In one notable area — protection of the natural environment — government involvement goes back much further than that.  Environmental regulations have grown more burdensome ever since passage of the Clean Water Act in 1972.

Given these trends, many in the dairy industry feared the worst when the Environmental Protection Agency announced the final regulations governing livestock operations known as Concentrated Animal Feeding Operations (CAFOs).

But, most observers were pleasantly surprised. The final regulations weren’t as tough as the ones proposed by the Clinton Administration at the end of 2000. Instead of being “unliveable,” as one observer noted, the new regulations appear to be “workable.”

Farms will not be required to do hydrological studies to determine what effect they have on the groundwater. That comes as a relief. The regulations proposed two years ago would have targeted those farms with a “hydrological connection” to the groundwater, and imposed some burdensome requirements on them, such as monitoring wells and double-lined lagoons.
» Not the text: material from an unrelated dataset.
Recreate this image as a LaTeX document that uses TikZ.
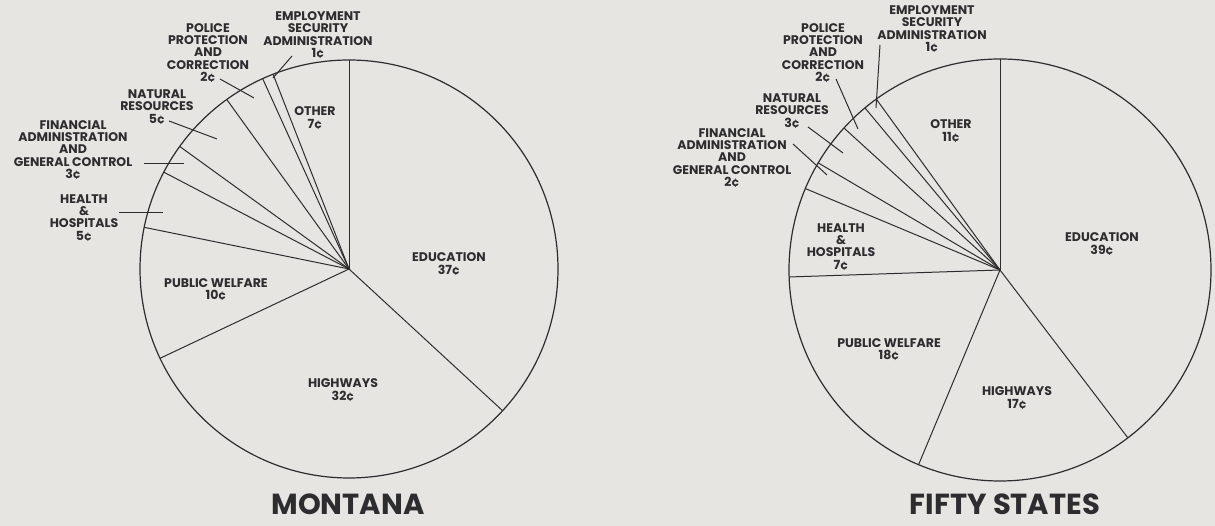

In the end, the EPA chose to continue to concentrate on surface waters rather than set precedent with establishing a groundwater connection.  
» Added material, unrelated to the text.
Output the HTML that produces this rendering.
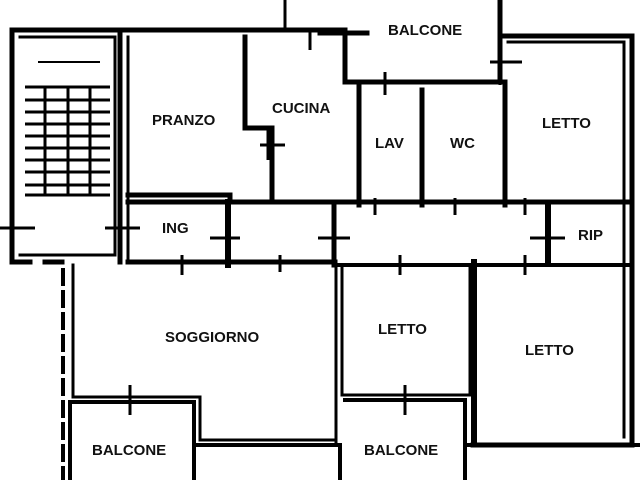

A farm isn’t defined as a CAFO unless it has 700 or more dairy cows or 1,000 or more heifers. Many had feared the definition would be more inclusive than that, perhaps affecting farms with as few as 350 cows.

And, the new regulations do not prohibit the spreading of manure on frozen ground, as originally proposed a couple of years ago.  

Make no mistake about it — the regulations will be a challenge.  Farms designated as CAFOs will be required to obtain a National Pollutant Discharge Elimination System permit from their state permitting authority. They will be expected to be good stewards of the environment, as most farmers already are.

Do we really need the CAFO regulations?

Society wants some form of environmental protection. And, having these regulations is actually beneficial to dairy producers in the long run. They provide a framework for what is right and what is wrong, environmentally speaking. If a producer is in compliance with his permit, he can say that he has made a good-faith effort to protect the environment, following best-management practices. That should provide him with a court defense if a neighbor or citizen’s group ever sues him.

The final CAFO regulations could have been a lot worse. In retrospect, dairy producers benefited from the election of George W. Bush to the presidency in 2000 over Al Gore. The Bush Administration toned down the regulations significantly.

EPA appears to have listened to the concerns of the USDA and industry groups, such as the National Milk Producers Federation.

“National Milk worked hard to develop comments (on the proposed CAFO regulations), and it’s obvious that EPA listened to them,” says Carissa Itle Westrick, dairy environmental consultant to the NMPF.

For that we can be thankful.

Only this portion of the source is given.